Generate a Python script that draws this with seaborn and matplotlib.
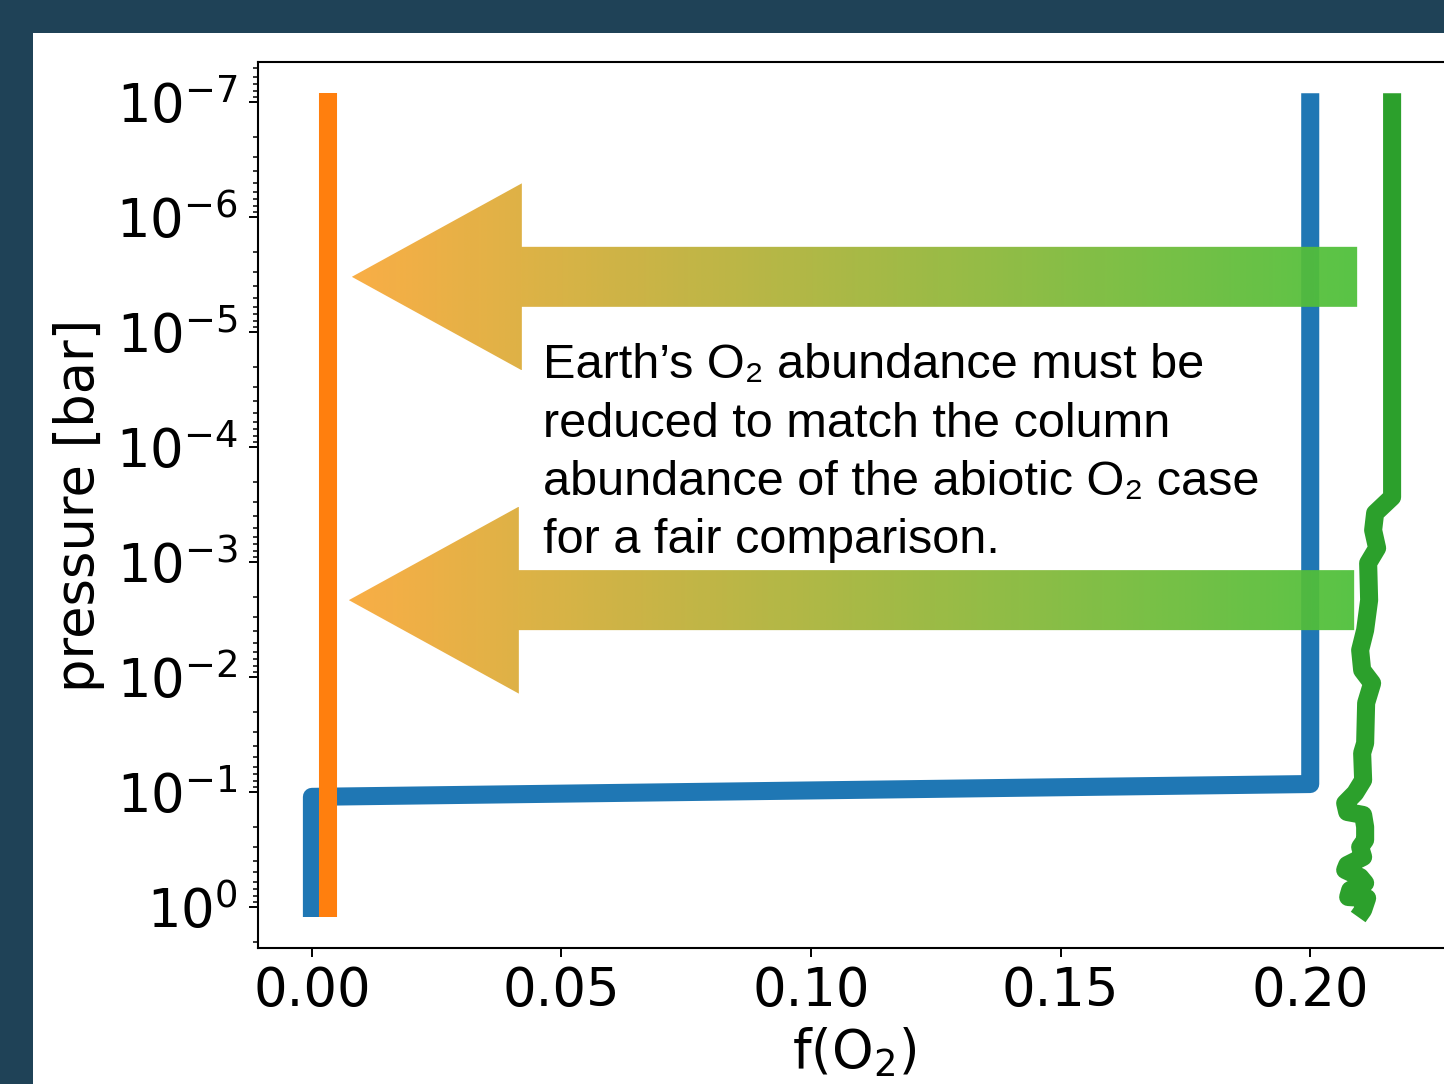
import numpy as np
import pandas as pd
import matplotlib
matplotlib.use("Agg")
import matplotlib.pyplot as plt
import seaborn as sns
from matplotlib.patches import Rectangle, Polygon
from matplotlib.ticker import LogLocator, NullFormatter

# ---------------- data ----------------
# blue: Earth-like O2 profile (f(O2), pressure [bar])
blue_f = [0.0, 0.0, 0.2, 0.2]
blue_p = [1.22, 0.110, 0.0851, 8.35e-8]

# orange: abiotic O2 case
orange_f = [0.0032, 0.0032]
orange_p = [1.22, 8.35e-8]

# green: Earth O2 with wiggly lower atmosphere
green_f = [0.2164, 0.2164, 0.2130, 0.2126, 0.2134, 0.2116, 0.2118, 0.2110,
           0.2100, 0.2104, 0.2124, 0.2112, 0.2110, 0.2104, 0.2106, 0.2090,
           0.2070, 0.2074, 0.2106, 0.2110, 0.2110, 0.2100, 0.2106, 0.2074,
           0.2070, 0.2100, 0.2110, 0.2080, 0.2076, 0.2114, 0.2106, 0.2096]
green_p = [8.35e-8, 2.72e-4, 3.75e-4, 5.27e-4, 7.55e-4, 1.02e-3, 2.14e-3, 3.90e-3,
           5.82e-3, 8.69e-3, 1.13e-2, 1.68e-2, 3.75e-2, 4.58e-2, 7.87e-2, 0.102,
           0.125, 0.149, 0.158, 0.201, 0.261, 0.301, 0.367, 0.431,
           0.476, 0.548, 0.618, 0.711, 0.818, 0.836, 1.06, 1.22]

case_names = ["Earth O2 (blue)", "abiotic O2", "Earth O2 (green)"]
case_colors = ["#1f77b4", "#ff7f0e", "#2ca02c"]

# arrows: (tail f, tip f, pressure level)
arrow_tail_f = [0.2094, 0.2088]
arrow_tip_f = [0.0080, 0.0074]
arrow_p = [3.3e-6, 2.14e-3]

note_text = ("Earth\u2019s O\u2082 abundance must be\n"
             "reduced to match the column\n"
             "abundance of the abiotic O\u2082 case\n"
             "for a fair comparison.")

# ---------------- style ----------------
sns.set_theme(style="ticks")
plt.rcParams["font.family"] = ["DejaVu Sans"]
plt.rcParams["mathtext.fontset"] = "dejavusans"

W, H = 1444, 1084
DPI = 100
fig = plt.figure(figsize=(W / DPI, H / DPI), dpi=DPI)
fig.patch.set_facecolor("#1f4257")
fig.add_artist(Rectangle((33 / W, 0), 1, (H - 33) / H, transform=fig.transFigure,
                         facecolor="white", edgecolor="none", zorder=-10))

ax = fig.add_axes([258 / W, 1 - 948 / H, (1450 - 258) / W, (948 - 62) / H])
ax.set_facecolor("white")

frames = []
for name, fx, py in [(case_names[0], blue_f, blue_p),
                     (case_names[1], orange_f, orange_p),
                     (case_names[2], green_f, green_p)]:
    frames.append(pd.DataFrame({"f": fx, "p": py, "case": name}))
df = pd.concat(frames, ignore_index=True)

for name, col in zip([case_names[0], case_names[2], case_names[1]],
                     [case_colors[0], case_colors[2], case_colors[1]]):
    sub = df[df["case"] == name]
    sns.lineplot(data=sub, x="f", y="p", sort=False, estimator=None, color=col,
                 lw=13, ax=ax, legend=False, solid_capstyle="butt",
                 solid_joinstyle="round")

ax.set_yscale("log")
ax.set_xlim(-0.0108, 0.2280)
ax.set_ylim(2.27, 10 ** -7.35)
ax.set_xticks([0.0, 0.05, 0.10, 0.15, 0.20])
ax.set_xticklabels(["0.00", "0.05", "0.10", "0.15", "0.20"])
ax.yaxis.set_major_locator(LogLocator(base=10, numticks=20))
ax.yaxis.set_minor_locator(LogLocator(base=10, subs=np.arange(2, 10), numticks=200))
ax.yaxis.set_minor_formatter(NullFormatter())

ax.tick_params(axis="both", which="major", labelsize=38, length=6.5, width=1.4,
               direction="out", color="black", labelcolor="black")
ax.tick_params(axis="x", which="major", pad=6)
ax.tick_params(axis="y", which="major", pad=8)
ax.tick_params(axis="y", which="minor", length=3.8, width=1.1, color="black")
for s in ["left", "bottom", "top"]:
    ax.spines[s].set_visible(True)
    ax.spines[s].set_linewidth(1.5)
    ax.spines[s].set_color("black")
ax.spines["right"].set_visible(False)

ax.set_xlabel("f(O$_2$)", fontsize=38, color="black", labelpad=6)
ax.set_ylabel("pressure [bar]", fontsize=38, color="black", labelpad=8)

ax.text(0.0463, 1.25e-5, note_text, ha="left", va="top", fontsize=35,
        family=["Liberation Sans", "DejaVu Sans"], color="black",
        linespacing=1.38, zorder=6)

# ---------------- gradient arrows on overlay ----------------
fig.canvas.draw()
ov = fig.add_axes([0, 0, 1, 1], zorder=5)
ov.set_xlim(0, W)
ov.set_ylim(0, H)
ov.axis("off")
ov.patch.set_alpha(0)

c_left = np.array([249, 168, 56]) / 255
c_right = np.array([76, 192, 56]) / 255
n = 256
grad = np.linspace(0, 1, n)[None, :, None]
img = c_left[None, None, :] * (1 - grad) + c_right[None, None, :] * grad

shaft_half = 30
head_half = 93.5
head_len = 170
for tf, hf, p in zip(arrow_tail_f, arrow_tip_f, arrow_p):
    tail = ax.transData.transform((tf, p))
    tip = ax.transData.transform((hf, p))
    xc = tail[1]
    xt, xh = tail[0], tip[0]
    xb = xh + head_len
    verts = [(xh, xc), (xb, xc + head_half), (xb, xc + shaft_half),
             (xt, xc + shaft_half), (xt, xc - shaft_half), (xb, xc - shaft_half),
             (xb, xc - head_half)]
    poly = Polygon(verts, closed=True, facecolor="none", edgecolor="none")
    ov.add_patch(poly)
    im = ov.imshow(img, extent=(xh, xt, xc - head_half, xc + head_half),
                   aspect="auto", interpolation="bilinear", alpha=0.93, zorder=5)
    im.set_clip_path(poly)

ov.set_xlim(0, W)
ov.set_ylim(0, H)

fig.savefig("out.png", dpi=DPI, facecolor=fig.get_facecolor())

* **CHALLENGE**:
Copy every line of the data word for word, omitting the images.

* **TASK OUTPUT**:
Generate a Python script that draws this with seaborn and matplotlib.
import numpy as np
import pandas as pd
import matplotlib
matplotlib.use("Agg")
import matplotlib.pyplot as plt
import seaborn as sns
from matplotlib.patches import Rectangle, Polygon
from matplotlib.ticker import LogLocator, NullFormatter

# ---------------- data ----------------
# blue: Earth-like O2 profile (f(O2), pressure [bar])
blue_f = [0.0, 0.0, 0.2, 0.2]
blue_p = [1.22, 0.110, 0.0851, 8.35e-8]

# orange: abiotic O2 case
orange_f = [0.0032, 0.0032]
orange_p = [1.22, 8.35e-8]

# green: Earth O2 with wiggly lower atmosphere
green_f = [0.2164, 0.2164, 0.2130, 0.2126, 0.2134, 0.2116, 0.2118, 0.2110,
           0.2100, 0.2104, 0.2124, 0.2112, 0.2110, 0.2104, 0.2106, 0.2090,
           0.2070, 0.2074, 0.2106, 0.2110, 0.2110, 0.2100, 0.2106, 0.2074,
           0.2070, 0.2100, 0.2110, 0.2080, 0.2076, 0.2114, 0.2106, 0.2096]
green_p = [8.35e-8, 2.72e-4, 3.75e-4, 5.27e-4, 7.55e-4, 1.02e-3, 2.14e-3, 3.90e-3,
           5.82e-3, 8.69e-3, 1.13e-2, 1.68e-2, 3.75e-2, 4.58e-2, 7.87e-2, 0.102,
           0.125, 0.149, 0.158, 0.201, 0.261, 0.301, 0.367, 0.431,
           0.476, 0.548, 0.618, 0.711, 0.818, 0.836, 1.06, 1.22]

case_names = ["Earth O2 (blue)", "abiotic O2", "Earth O2 (green)"]
case_colors = ["#1f77b4", "#ff7f0e", "#2ca02c"]

# arrows: (tail f, tip f, pressure level)
arrow_tail_f = [0.2094, 0.2088]
arrow_tip_f = [0.0080, 0.0074]
arrow_p = [3.3e-6, 2.14e-3]

note_text = ("Earth\u2019s O\u2082 abundance must be\n"
             "reduced to match the column\n"
             "abundance of the abiotic O\u2082 case\n"
             "for a fair comparison.")

# ---------------- style ----------------
sns.set_theme(style="ticks")
plt.rcParams["font.family"] = ["DejaVu Sans"]
plt.rcParams["mathtext.fontset"] = "dejavusans"

W, H = 1444, 1084
DPI = 100
fig = plt.figure(figsize=(W / DPI, H / DPI), dpi=DPI)
fig.patch.set_facecolor("#1f4257")
fig.add_artist(Rectangle((33 / W, 0), 1, (H - 33) / H, transform=fig.transFigure,
                         facecolor="white", edgecolor="none", zorder=-10))

ax = fig.add_axes([258 / W, 1 - 948 / H, (1450 - 258) / W, (948 - 62) / H])
ax.set_facecolor("white")

frames = []
for name, fx, py in [(case_names[0], blue_f, blue_p),
                     (case_names[1], orange_f, orange_p),
                     (case_names[2], green_f, green_p)]:
    frames.append(pd.DataFrame({"f": fx, "p": py, "case": name}))
df = pd.concat(frames, ignore_index=True)

for name, col in zip([case_names[0], case_names[2], case_names[1]],
                     [case_colors[0], case_colors[2], case_colors[1]]):
    sub = df[df["case"] == name]
    sns.lineplot(data=sub, x="f", y="p", sort=False, estimator=None, color=col,
                 lw=13, ax=ax, legend=False, solid_capstyle="butt",
                 solid_joinstyle="round")

ax.set_yscale("log")
ax.set_xlim(-0.0108, 0.2280)
ax.set_ylim(2.27, 10 ** -7.35)
ax.set_xticks([0.0, 0.05, 0.10, 0.15, 0.20])
ax.set_xticklabels(["0.00", "0.05", "0.10", "0.15", "0.20"])
ax.yaxis.set_major_locator(LogLocator(base=10, numticks=20))
ax.yaxis.set_minor_locator(LogLocator(base=10, subs=np.arange(2, 10), numticks=200))
ax.yaxis.set_minor_formatter(NullFormatter())

ax.tick_params(axis="both", which="major", labelsize=38, length=6.5, width=1.4,
               direction="out", color="black", labelcolor="black")
ax.tick_params(axis="x", which="major", pad=6)
ax.tick_params(axis="y", which="major", pad=8)
ax.tick_params(axis="y", which="minor", length=3.8, width=1.1, color="black")
for s in ["left", "bottom", "top"]:
    ax.spines[s].set_visible(True)
    ax.spines[s].set_linewidth(1.5)
    ax.spines[s].set_color("black")
ax.spines["right"].set_visible(False)

ax.set_xlabel("f(O$_2$)", fontsize=38, color="black", labelpad=6)
ax.set_ylabel("pressure [bar]", fontsize=38, color="black", labelpad=8)

ax.text(0.0463, 1.25e-5, note_text, ha="left", va="top", fontsize=35,
        family=["Liberation Sans", "DejaVu Sans"], color="black",
        linespacing=1.38, zorder=6)

# ---------------- gradient arrows on overlay ----------------
fig.canvas.draw()
ov = fig.add_axes([0, 0, 1, 1], zorder=5)
ov.set_xlim(0, W)
ov.set_ylim(0, H)
ov.axis("off")
ov.patch.set_alpha(0)

c_left = np.array([249, 168, 56]) / 255
c_right = np.array([76, 192, 56]) / 255
n = 256
grad = np.linspace(0, 1, n)[None, :, None]
img = c_left[None, None, :] * (1 - grad) + c_right[None, None, :] * grad

shaft_half = 30
head_half = 93.5
head_len = 170
for tf, hf, p in zip(arrow_tail_f, arrow_tip_f, arrow_p):
    tail = ax.transData.transform((tf, p))
    tip = ax.transData.transform((hf, p))
    xc = tail[1]
    xt, xh = tail[0], tip[0]
    xb = xh + head_len
    verts = [(xh, xc), (xb, xc + head_half), (xb, xc + shaft_half),
             (xt, xc + shaft_half), (xt, xc - shaft_half), (xb, xc - shaft_half),
             (xb, xc - head_half)]
    poly = Polygon(verts, closed=True, facecolor="none", edgecolor="none")
    ov.add_patch(poly)
    im = ov.imshow(img, extent=(xh, xt, xc - head_half, xc + head_half),
                   aspect="auto", interpolation="bilinear", alpha=0.93, zorder=5)
    im.set_clip_path(poly)

ov.set_xlim(0, W)
ov.set_ylim(0, H)

fig.savefig("out.png", dpi=DPI, facecolor=fig.get_facecolor())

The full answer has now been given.